Just a thought, we never did get any payment for our walking tour, perhaps we’d better not give up the day job!
We had another secret. After a quick drink we walked up the road and there was Abel standing outside his apartment waiting for us. As soon as we met him, we knew we were in for a great evening. I found Abel on withlocals.com; rather than go to a restaurant, we were going to his lovely home for him to host and feed us.
What a delightful evening. First, we sat on Abel’s balcony enjoying a glass of chilled Cava as the sun was setting. Our food was ready, five courses of Andalusian cuisine and it was all scrumptious. Spanish omelette, Spinach and Aubergine dishes, seafood paella from this region which was so succulent and then two taster puddings and complimentary icecream. This was all served with wine, finishing off with an orange liqueur. Not only was the food delicious, Abel was the perfect host; such a character, funny, charming, intelligent and generous.

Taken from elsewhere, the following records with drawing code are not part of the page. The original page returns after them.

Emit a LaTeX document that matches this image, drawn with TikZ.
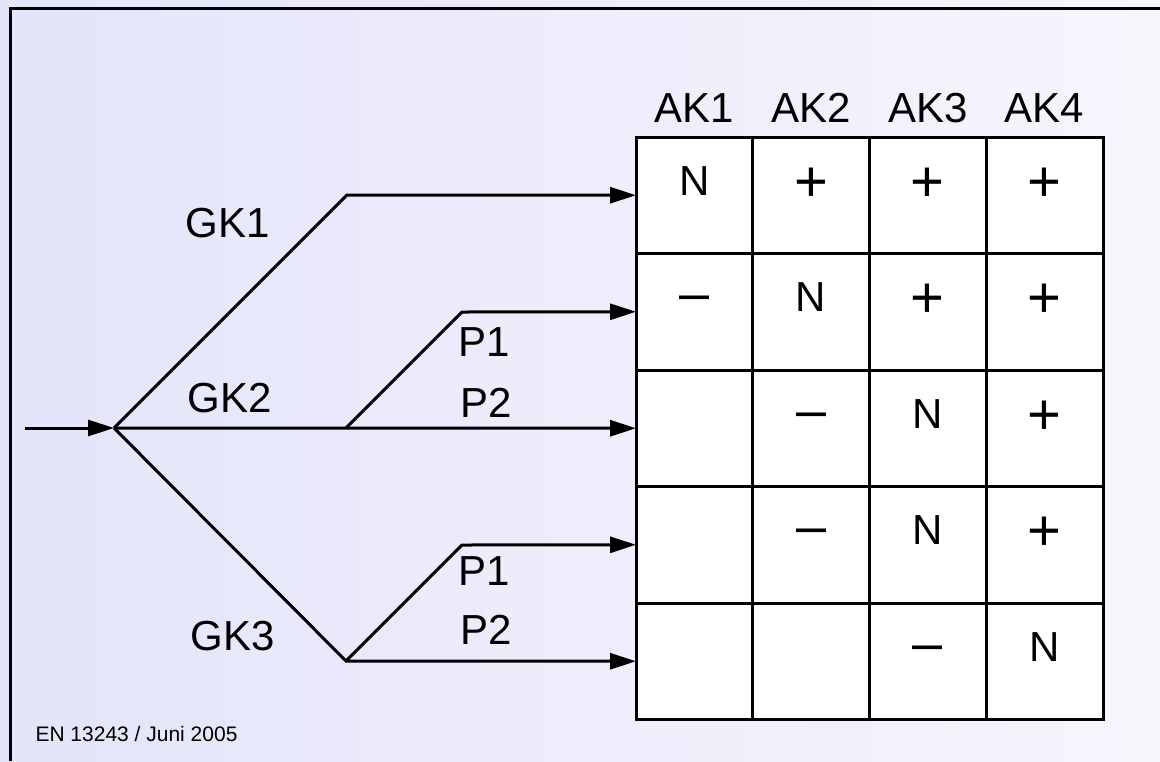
\documentclass[tikz,border=0pt]{standalone}
\usepackage{fontspec}
\setmainfont{Liberation Sans}
\usetikzlibrary{arrows.meta,positioning}
\definecolor{bgleft}{RGB}{228,228,250}
\definecolor{bgright}{RGB}{246,246,253}
\newcommand{\dashsign}{{\fontsize{27}{30}\selectfont –}}
\newcommand{\plussign}{{\fontsize{29}{32}\selectfont\raisebox{-3pt}{+}}}

\begin{document}
\begin{tikzpicture}[x=0.5pt,y=-0.5pt,line width=1.5pt,
	cell/.style={draw,fill=white,minimum width=58.375pt,minimum height=58.25pt,inner sep=0pt,outer sep=0pt},
	sign/.style={anchor=base,inner sep=0pt,font=\fontsize{21}{24}\selectfont},
	lbl/.style={anchor=base,inner sep=0pt,font=\fontsize{21}{24}\selectfont},
	arr/.style={-{Triangle[length=13pt,width=8pt]}}]
	%% background and frame
	\useasboundingbox (0,0) rectangle (1160,761);
	\shade[left color=bgleft,right color=bgright,draw=none] (0,0) rectangle (1160,761);
	\draw (10,761) -- (10,8) -- (1160,8);
	%% the table
	\foreach \r in {1,...,5}
		\foreach \c in {1,...,4}
			\node[cell] (c-\r-\c) at ({636+(\c-0.5)*116.75},{137+(\r-0.5)*116.5}) {};
	\foreach \r/\a/\b/\c/\d in {1/N/\plussign/\plussign/\plussign, 2/\dashsign/N/\plussign/\plussign, 3//\dashsign/N/\plussign, 4//\dashsign/N/\plussign, 5///\dashsign/N}
	{
		\node[sign] (s-\r-1) at (c-\r-1.center) {\a};
		\node[sign] (s-\r-2) at (c-\r-2.center) {\b};
		\node[sign] (s-\r-3) at (c-\r-3.center) {\c};
		\node[sign] (s-\r-4) at (c-\r-4.center) {\d};
	}
	\foreach \c in {1,...,4}
		\node[lbl] (ak\c) at ({636+(\c-0.5)*116.75},122) {AK\c};
	%% the branches
	\coordinate (start) at (25,428);
	\coordinate (split) at (114,428);
	\coordinate (bend1) at (347,195);
	\coordinate (fork2) at (346,428);
	\coordinate (bend2) at (462,312);
	\coordinate (fork3) at (346,661);
	\coordinate (bend3) at (462,545);
	\draw[arr] (start) -- (split);
	\draw[arr] (split) -- (bend1) -- (c-1-1.west);
	\draw[arr] (split) -- (fork2) -- (c-3-1.west);
	\draw[arr] (fork2) -- (bend2) -- (c-2-1.west);
	\draw[arr] (split) -- (fork3) -- (c-5-1.west);
	\draw[arr] (fork3) -- (bend3) -- (c-4-1.west);
	%% labels
	\node[lbl] (gk1) at (228,237) {GK1};
	\node[lbl] (gk2) at (230,412) {GK2};
	\node[lbl] (gk3) at (233,650) {GK3};
	\node[lbl] (p1a) at (484,356) {P1};
	\node[lbl] (p2a) at (486,417) {P2};
	\node[lbl] (p1b) at (484,585) {P1};
	\node[lbl] (p2b) at (486,644) {P2};
	\node[anchor=base west,inner sep=0pt,font=\fontsize{10.5}{12}\selectfont] (src) at (34,741) {EN 13243 / Juni 2005};
\end{tikzpicture}
\end{document}
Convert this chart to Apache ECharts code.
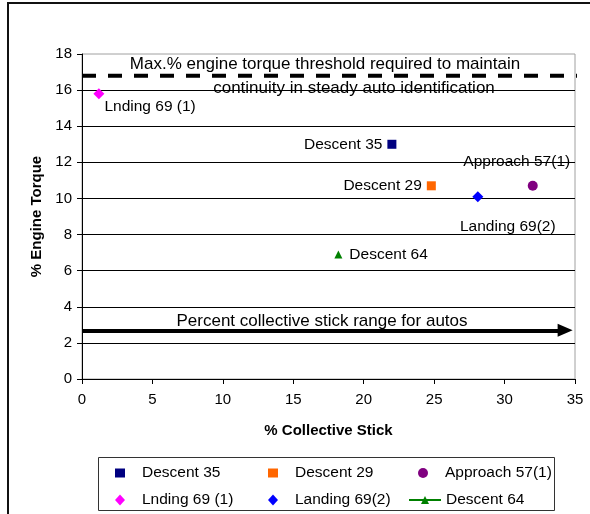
<!DOCTYPE html>
<html>
<head>
<meta charset="utf-8">
<script src="https://cdn.jsdelivr.net/npm/echarts@6/dist/echarts.min.js"></script>
<style>
  html, body { margin: 0; padding: 0; background: #ffffff; }
  #chart { width: 590px; height: 514px; }
</style>
</head>
<body>
<div id="chart"></div>
<script>
// ---- data ----
const seriesNames     = ['Descent 35', 'Descent 29', 'Approach 57(1)', 'Lnding 69 (1)', 'Landing 69(2)', 'Descent 64'];
const collectiveStick = [22.0, 24.8, 32.0, 1.2, 28.1, 18.2];   // % collective stick
const engineTorque    = [13.0, 10.7, 10.7, 15.8, 10.1, 6.9];   // % engine torque

const xTickLabels = [0, 5, 10, 15, 20, 25, 30, 35];
const yTickLabels = [0, 2, 4, 6, 8, 10, 12, 14, 16, 18];

// threshold line (dashed) and collective-range arrow
const thresholdTorque = 16.8;
const thresholdSpan   = [0, 35.8];
const autoRangeTorque = 2.7;
const autoRangeSpan   = [0, 34.3];

const thresholdText = ['Max.% engine torque threshold required to maintain',
                       'continuity in steady auto identification'];
const autoRangeText = 'Percent collective stick range for autos';

// ---- styles ----
const FONT = '"Liberation Sans", Arial, Helvetica, sans-serif';
const LABEL_SIZE = 15.5;
const markStyles = [
  { symbol: 'rect',     size: 9,  color: '#000080' },
  { symbol: 'rect',     size: 9,  color: '#FF6600' },
  { symbol: 'circle',   size: 10, color: '#800080' },
  { symbol: 'diamond',  size: 11, color: '#FF00FF' },
  { symbol: 'diamond',  size: 11, color: '#0000FF' },
  { symbol: 'triangle', size: 8,  color: '#008000' }
];
const labelStyles = [
  { position: 'left',   distance: 5, offset: [0, 0] },
  { position: 'left',   distance: 5, offset: [0, 0] },
  { position: 'top',    distance: 5, offset: [-16, -6] },
  { position: 'right',  distance: 5, offset: [-5, 13] },
  { position: 'bottom', distance: 5, offset: [30, 12] },
  { position: 'right',  distance: 7, offset: [0, 0] }
];
// legend slots: icon centre x, row centre y, icon box width
const legendSlots = [
  { cx: 120, cy: 473, w: 10 },
  { cx: 273, cy: 473, w: 10 },
  { cx: 423, cy: 473, w: 10 },
  { cx: 120, cy: 500, w: 10 },
  { cx: 273, cy: 500, w: 10 },
  { cx: 424, cy: 500, w: 32 }
];

const pointSeries = seriesNames.map((name, i) => {
  const st = markStyles[i];
  const lb = labelStyles[i];
  const isLine = name === 'Descent 64';
  return {
    name: name,
    type: isLine ? 'line' : 'scatter',
    data: [[collectiveStick[i], engineTorque[i]]],
    symbol: st.symbol,
    symbolSize: st.size,
    showSymbol: true,
    itemStyle: { color: st.color, opacity: 1 },
    lineStyle: { color: st.color, width: 1 },
    label: {
      show: true,
      formatter: name,
      position: lb.position,
      distance: lb.distance,
      offset: lb.offset,
      color: '#000',
      fontFamily: FONT,
      fontSize: LABEL_SIZE
    },
    emphasis: { disabled: true },
    z: 5
  };
});

const thresholdSeries = {
  name: 'threshold',
  type: 'line',
  data: thresholdSpan.map(x => [x, thresholdTorque]),
  symbol: 'none',
  clip: false,
  silent: true,
  lineStyle: { color: '#000', width: 4, type: [14, 12] },
  z: 3
};

const autoRangeSeries = {
  name: 'autoRange',
  type: 'line',
  data: [],
  silent: true,
  markLine: {
    silent: true,
    symbol: ['none', 'triangle'],
    symbolSize: [13, 15],
    label: { show: false },
    lineStyle: { color: '#000', width: 4, type: 'solid' },
    emphasis: { disabled: true },
    data: [[
      { coord: [autoRangeSpan[0], autoRangeTorque] },
      { coord: [autoRangeSpan[1], autoRangeTorque] }
    ]]
  },
  z: 3
};

// one legend component per entry so every icon keeps its own box size
const legends = seriesNames.map((name, i) => {
  const slot = legendSlots[i];
  const iconH = name === 'Descent 64' ? 10 : markStyles[i].size;
  return {
    data: [name],
    orient: 'horizontal',
    left: slot.cx - slot.w / 2,
    top: slot.cy - 9,
    padding: 0,
    itemWidth: slot.w,
    itemHeight: iconH,
    selectedMode: false,
    textStyle: {
      color: '#000', fontFamily: FONT, fontSize: LABEL_SIZE, lineHeight: 18,
      padding: [0, 0, 0, slot.w === 32 ? 0 : 12]
    }
  };
});

const chart = echarts.init(document.getElementById('chart'), null, { renderer: 'canvas' });
chart.setOption({
  animation: false,
  backgroundColor: '#ffffff',
  textStyle: { fontFamily: FONT },
  grid: {
    left: 82, right: 15, top: 54, bottom: 135,
    show: true, borderColor: '#a0a0a0', borderWidth: 1,
    containLabel: false
  },
  xAxis: {
    type: 'value',
    min: xTickLabels[0],
    max: xTickLabels[xTickLabels.length - 1],
    interval: xTickLabels[1] - xTickLabels[0],
    name: '% Collective Stick',
    nameLocation: 'middle',
    nameGap: 44,
    nameTextStyle: { color: '#000', fontWeight: 'bold', fontSize: 15, fontFamily: FONT },
    axisLine: { show: true, onZero: false, lineStyle: { color: '#000', width: 1 } },
    axisTick: { show: true, inside: false, length: 5, lineStyle: { color: '#000' } },
    axisLabel: { color: '#000', fontSize: 15, margin: 13, fontFamily: FONT },
    splitLine: { show: false }
  },
  yAxis: {
    type: 'value',
    min: yTickLabels[0],
    max: yTickLabels[yTickLabels.length - 1],
    interval: yTickLabels[1] - yTickLabels[0],
    name: '% Engine Torque',
    nameLocation: 'middle',
    nameGap: 38,
    nameRotate: 90,
    nameTextStyle: { color: '#000', fontWeight: 'bold', fontSize: 15, fontFamily: FONT },
    axisLine: { show: true, onZero: false, lineStyle: { color: '#000', width: 1 } },
    axisTick: { show: true, inside: false, length: 5, lineStyle: { color: '#000' } },
    axisLabel: { color: '#000', fontSize: 15, margin: 10, fontFamily: FONT },
    splitLine: { show: true, showMaxLine: false, lineStyle: { color: '#000', width: 1 } }
  },
  legend: legends,
  graphic: [
    { type: 'rect', shape: { x: 8, y: 3, width: 640, height: 600 },
      style: { fill: 'none', stroke: '#111', lineWidth: 2 }, silent: true },
    { type: 'rect', shape: { x: 98.5, y: 457.5, width: 456, height: 53 },
      style: { fill: 'none', stroke: '#333', lineWidth: 1 }, silent: true },
    { type: 'text', x: 325, y: 64, silent: true, z: 10,
      style: { text: thresholdText[0], fill: '#000', font: '17px ' + FONT, align: 'center', verticalAlign: 'middle' } },
    { type: 'text', x: 354, y: 88, silent: true, z: 10,
      style: { text: thresholdText[1], fill: '#000', font: '17px ' + FONT, align: 'center', verticalAlign: 'middle' } },
    { type: 'text', x: 322, y: 321, silent: true, z: 10,
      style: { text: autoRangeText, fill: '#000', font: '17px ' + FONT, align: 'center', verticalAlign: 'middle' } }
  ],
  series: pointSeries.concat([thresholdSeries, autoRangeSeries])
});
</script>
</body>
</html>
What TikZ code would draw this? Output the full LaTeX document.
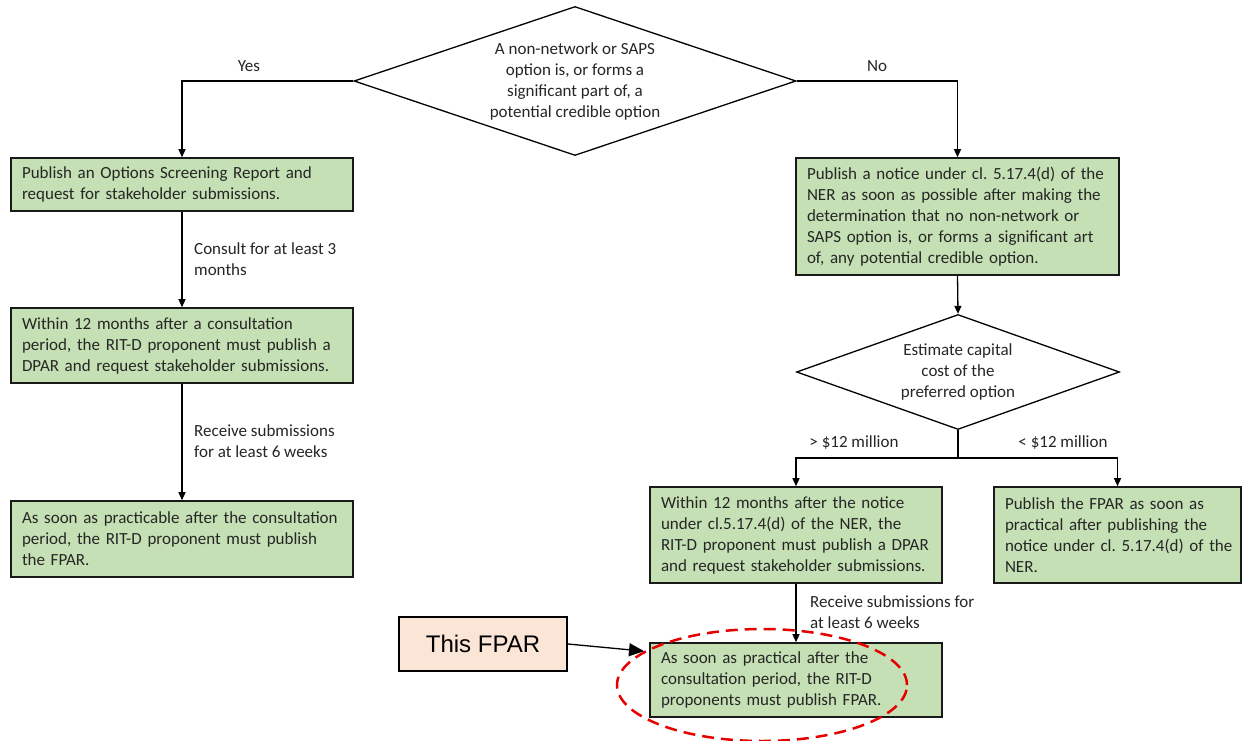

After a slow and relaxing start to our next morning together, we visited Parque de Maria Luisa with the highlight being the Plaza de España. There is so much astonishing beauty in this city (please remember that this is a secret). Why we didn’t take loads of photos of this place I will never know. I think we were all in awe. Not surprisingly it’s been the setting for quite a few films, including two Star Wars.
As we entered the plaza, the sweeping semi-circular building with its arches, galleries and towers decorated with intrigate carvings and inlays of beautiful tiles took my breath away. With a round internal moat and curved bridges, it reminded me of Venice. The Plaza de España was built ready for the Ibero-American Exposition of 1929. What a showcase it must have been, and still is.
The rest of the day was eating and resting ready for our 7pm entertainment, a Flamenco show. Tim and I had already been to a performance earlier in the week with John. It was so enjoyable we decided to return with George and Laura. We had the same female dancer but the guitarist, singer and male dancer were different, as well as the style of dance. When with John, the dances represented emotional tragedgy. We went just after I had hurt my arm, so the show reflected my pain. The intensity was palpable. Our second visit was light hearted; it was wonderful seeing the female dancer’s face radiate with a smile. A lovely ending to a wonderful time in Seville.